If you have leftovers, keep the pre-mixed base (whiskey, lemon juice, simple syrup) in a sealed container in your fridge for a couple of days. Skip storing the blend with the egg white or wine float; you want those freshly added for each cocktail you end up making.
New York Sour
Ingredients
- 2 oz. whiskey rye or bourbon
- 1 oz. fresh lemon Juice
- 1 oz. simple syrup
- 1 egg white optional, for a foamy top
- splash red wine prefer malbec or Shiraz
Instructions
-
Combine the whiskey, lemon juice, simple syrup, and egg whites.

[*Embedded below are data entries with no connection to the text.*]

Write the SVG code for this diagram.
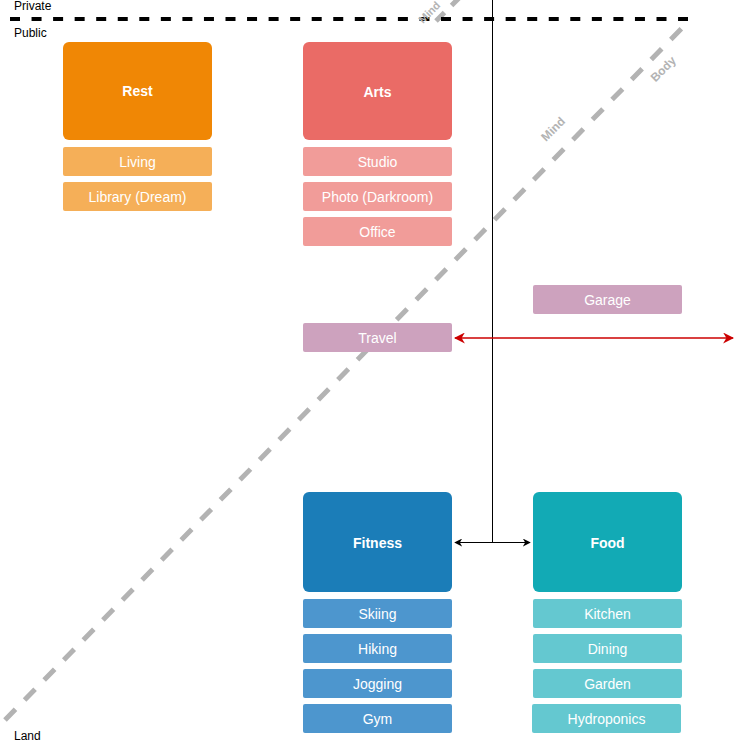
<svg xmlns="http://www.w3.org/2000/svg" width="743" height="743" viewBox="0 0 743 743">
<defs>
<style>
.t{font-family:"Liberation Sans",Arial,sans-serif;font-size:14px;fill:#fff;text-anchor:middle;dominant-baseline:central}
.b{font-weight:bold}
.lbl{font-family:"Liberation Sans",Arial,sans-serif;font-size:12px;fill:#000}
.gl{font-family:"Liberation Sans",Arial,sans-serif;font-size:12px;font-weight:bold;fill:#B3B3B3;text-anchor:middle}
</style>
<marker id="ak" viewBox="0 0 10 10" refX="9" refY="5" markerWidth="8" markerHeight="8" orient="auto-start-reverse" markerUnits="userSpaceOnUse"><path d="M0,0 L10,5 L0,10 L3,5 Z" fill="#000"/></marker>
<marker id="ar" viewBox="0 0 10 10" refX="9" refY="5" markerWidth="11" markerHeight="11" orient="auto-start-reverse" markerUnits="userSpaceOnUse"><path d="M0,0 L10,5 L0,10 L3,5 Z" fill="#CC0000"/></marker>
</defs>
<rect width="743" height="743" fill="#fff"/>
<g id="guides">
<line x1="5" y1="720" x2="688" y2="22" stroke="#B3B3B3" stroke-width="5" stroke-dasharray="15 13"/>
<line x1="436" y1="21" x2="459" y2="-2" stroke="#B3B3B3" stroke-width="5" stroke-dasharray="12 10"/>
<line x1="10" y1="19" x2="688" y2="19" stroke="#000" stroke-width="4" stroke-dasharray="10 11.55"/>
<text class="lbl" x="14" y="10">Private</text>
<text class="lbl" x="14" y="37">Public</text>
<text class="lbl" x="14" y="740">Land</text>
<text class="gl" transform="translate(556,132) rotate(-45)">Mind</text>
<text class="gl" transform="translate(666,72) rotate(-45)">Body</text>
<text class="gl" style="font-size:11px" transform="translate(432,15) rotate(-45)">Mind</text>
</g>
<g id="connectors">
<line x1="492.5" y1="0" x2="492.5" y2="542" stroke="#000" stroke-width="1"/>
<line x1="455" y1="542.5" x2="530" y2="542.5" stroke="#000" stroke-width="1" marker-start="url(#ak)" marker-end="url(#ak)"/>
<line x1="455" y1="338" x2="733" y2="338" stroke="#CC0000" stroke-width="1.5" marker-start="url(#ar)" marker-end="url(#ar)"/>
</g>
<g id="rest">
<rect x="63" y="42" width="149" height="98" rx="6" fill="#F08705"/>
<text class="t b" x="137.5" y="91">Rest</text>
</g>
<g id="living"><rect x="63" y="147" width="149" height="29" rx="2" fill="#F5AF58"/><text class="t" x="137.5" y="162">Living</text></g>
<g id="library"><rect x="63" y="182" width="149" height="29" rx="2" fill="#F5AF58"/><text class="t" x="137.5" y="197">Library (Dream)</text></g>
<g id="arts">
<rect x="303" y="42" width="149" height="98" rx="6" fill="#EA6B66"/>
<text class="t b" x="377.5" y="92">Arts</text>
</g>
<g id="studio"><rect x="303" y="147" width="149" height="29" rx="2" fill="#F19C99"/><text class="t" x="377.5" y="162">Studio</text></g>
<g id="photo"><rect x="303" y="182" width="149" height="29" rx="2" fill="#F19C99"/><text class="t" x="377.5" y="197">Photo (Darkroom)</text></g>
<g id="office"><rect x="303" y="217" width="149" height="29" rx="2" fill="#F19C99"/><text class="t" x="377.5" y="232">Office</text></g>
<g id="garage"><rect x="533" y="285" width="149" height="29" rx="2" fill="#CDA2BE"/><text class="t" x="607.5" y="300">Garage</text></g>
<g id="travel"><rect x="303" y="323" width="149" height="29" rx="2" fill="#CDA2BE"/><text class="t" x="377.5" y="338">Travel</text></g>
<g id="fitness">
<rect x="303" y="492" width="149" height="100" rx="6" fill="#1B7DB8"/>
<text class="t b" x="377.5" y="543">Fitness</text>
</g>
<g id="skiing"><rect x="303" y="599" width="149" height="29" rx="2" fill="#4D96CE"/><text class="t" x="377.5" y="614">Skiing</text></g>
<g id="hiking"><rect x="303" y="634" width="149" height="29" rx="2" fill="#4D96CE"/><text class="t" x="377.5" y="649">Hiking</text></g>
<g id="jogging"><rect x="303" y="669" width="149" height="29" rx="2" fill="#4D96CE"/><text class="t" x="377.5" y="684">Jogging</text></g>
<g id="gym"><rect x="303" y="704" width="149" height="29" rx="2" fill="#4D96CE"/><text class="t" x="377.5" y="719">Gym</text></g>
<g id="food">
<rect x="533" y="492" width="149" height="100" rx="6" fill="#12AAB5"/>
<text class="t b" x="607.5" y="543">Food</text>
</g>
<g id="kitchen"><rect x="533" y="599" width="149" height="29" rx="2" fill="#64C8D0"/><text class="t" x="607.5" y="614">Kitchen</text></g>
<g id="dining"><rect x="533" y="634" width="149" height="29" rx="2" fill="#64C8D0"/><text class="t" x="607.5" y="649">Dining</text></g>
<g id="garden"><rect x="533" y="669" width="149" height="29" rx="2" fill="#64C8D0"/><text class="t" x="607.5" y="684">Garden</text></g>
<g id="hydroponics"><rect x="532" y="704" width="149" height="29" rx="2" fill="#64C8D0"/><text class="t" x="606.5" y="719">Hydroponics</text></g>
</svg>
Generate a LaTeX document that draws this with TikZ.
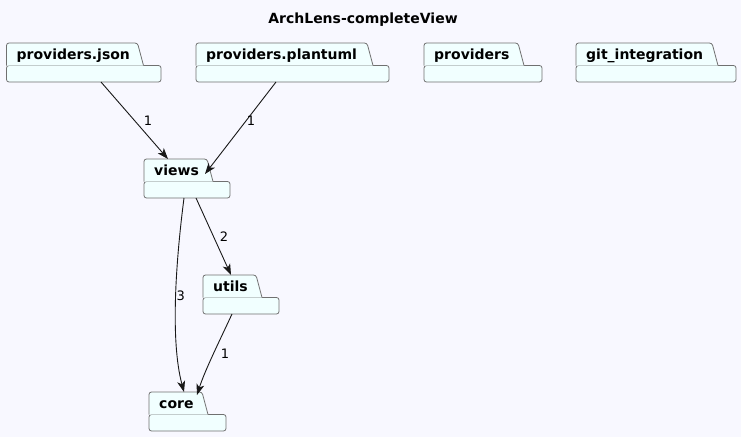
\documentclass[tikz,border=0pt]{standalone}
\usepackage{fontspec}
\setmainfont{DejaVu Sans}
\usetikzlibrary{arrows.meta,calc}
\definecolor{bgcol}{HTML}{F8F8FF}
\definecolor{pkgfill}{HTML}{F1FFFF}
\definecolor{pkgline}{HTML}{707070}
\definecolor{edgecol}{HTML}{181818}
\tikzset{
  pkgframe/.style={inner sep=0pt, outer sep=0pt, minimum height=39pt, anchor=north west},
  pkgshape/.style={draw=pkgline, fill=pkgfill, line width=0.8pt, rounded corners=2.5pt},
  pkglabel/.style={anchor=base west, inner sep=0pt, font=\fontsize{14}{16}\selectfont\bfseries},
  dep/.style={draw=edgecol, line width=0.9pt, -{Stealth[length=11pt,width=8pt,inset=3pt]}},
  deplabel/.style={font=\fontsize{13}{15}\selectfont, text=black, inner sep=0pt, anchor=center}
}
% package: name, left x, top y, tab width, body width, label
\newcommand\umlpkg[6]{%
  \node[pkgframe, minimum width=#5pt] (#1) at (#2,#3) {};
  \draw[pkgshape] ([yshift=16.5pt]#1.south west) rectangle (#1.south east);
  \draw[pkgshape] ([yshift=16.5pt]#1.south west) -- (#1.north west)
     -- ([xshift=#4pt]#1.north west) [sharp corners] -- ([xshift=#4pt+6pt,yshift=16.5pt]#1.south west);
  \node[pkglabel] at ([xshift=10pt,yshift=-16.5pt]#1.north west) {#6};
}
\begin{document}
\begin{tikzpicture}[x=1pt,y=-1pt]
  \fill[bgcol] (0,0) rectangle (741,437);
  \useasboundingbox (0,0) rectangle (741,437);

  \node[font=\fontsize{14}{16}\selectfont\bfseries, anchor=base, inner sep=0pt] (title) at (363,23) {ArchLens-completeView};

  \umlpkg{pjson}{6.5}{43}{131}{154.5}{providers.json}
  \umlpkg{ppuml}{196}{43}{171}{193}{providers.plantuml}
  \umlpkg{prov}{424}{43}{94}{118}{providers}
  \umlpkg{git}{576}{43}{136}{160}{git\_integration}
  \umlpkg{views}{144}{159}{63}{86}{views}
  \umlpkg{utils}{203}{275}{53}{76}{utils}
  \umlpkg{core}{149}{392}{53}{77}{core}

  % dependencies (labels offset from each edge's midpoint)
  \draw[dep] ([xshift=94.5pt]pjson.south west) -- node[deplabel, xshift=13.5pt] {1} ([xshift=24pt]views.north west);
  \draw[dep] ([xshift=80pt]ppuml.south west) -- node[deplabel, xshift=10.5pt, yshift=7pt] {1} ([xshift=61pt,yshift=-15pt]views.north west);
  \draw[dep] ([xshift=52pt]views.south west) -- node[deplabel, xshift=10.5pt] {2} ([xshift=28pt]utils.north west);
  \draw[dep] ([xshift=40pt]views.south west) .. controls (176,260) and (170,340) .. node[deplabel, xshift=5pt, yshift=3pt] {3} ([xshift=35pt]core.north west);
  \draw[dep] ([xshift=29pt]utils.south west) .. controls (220,340) and (205,370) .. node[deplabel, xshift=12pt, yshift=1pt] {1} ([xshift=48pt,yshift=-3pt]core.north west);
\end{tikzpicture}
\end{document}
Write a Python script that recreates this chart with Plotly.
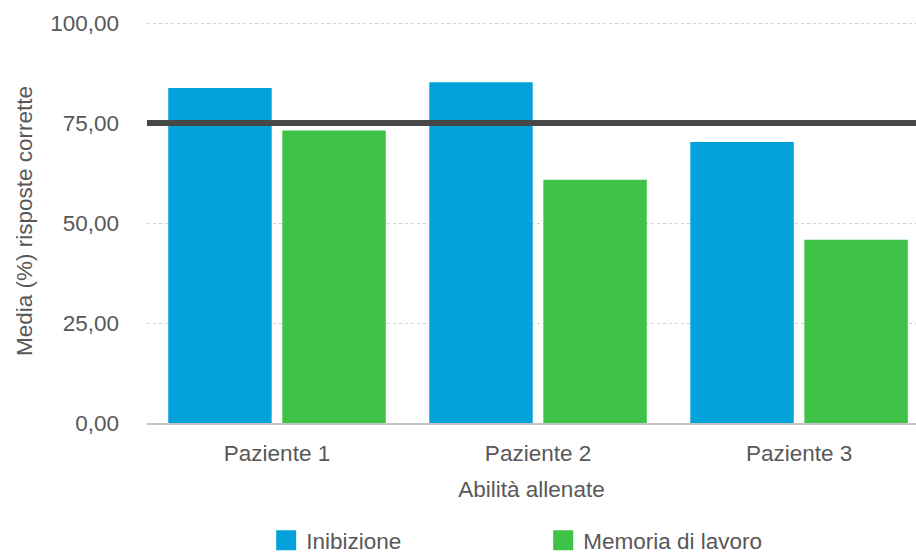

Pour them into a cocktail shaker (without ice) and do a “dry shake” for a creamy consistency.
-
Add ice to your shaker and shake again (called a “wet shake”) to cool down your cocktail.
-
Strain your cocktail into a glass. Carefully pour the red wine over the back of a spoon held just above your drink’s surface so it “floats” on top, adding a beautiful layer of color to your Sour.
Notes
- Perform a “dry shake” (shaking without ice) first to emulsify the egg white, and then a “wet shake” (shaking with ice) to properly chill and dilute your drink.
- Heavier wines like Malbec or Shiraz lend a deep, complex flavor; a light, fruity red like a Pinot Noir creates a softer, sweeter finish.
- Pour your red wine slowly over the back of a spoon held just above your drink’s surface to achieve that perfect layered aesthetic.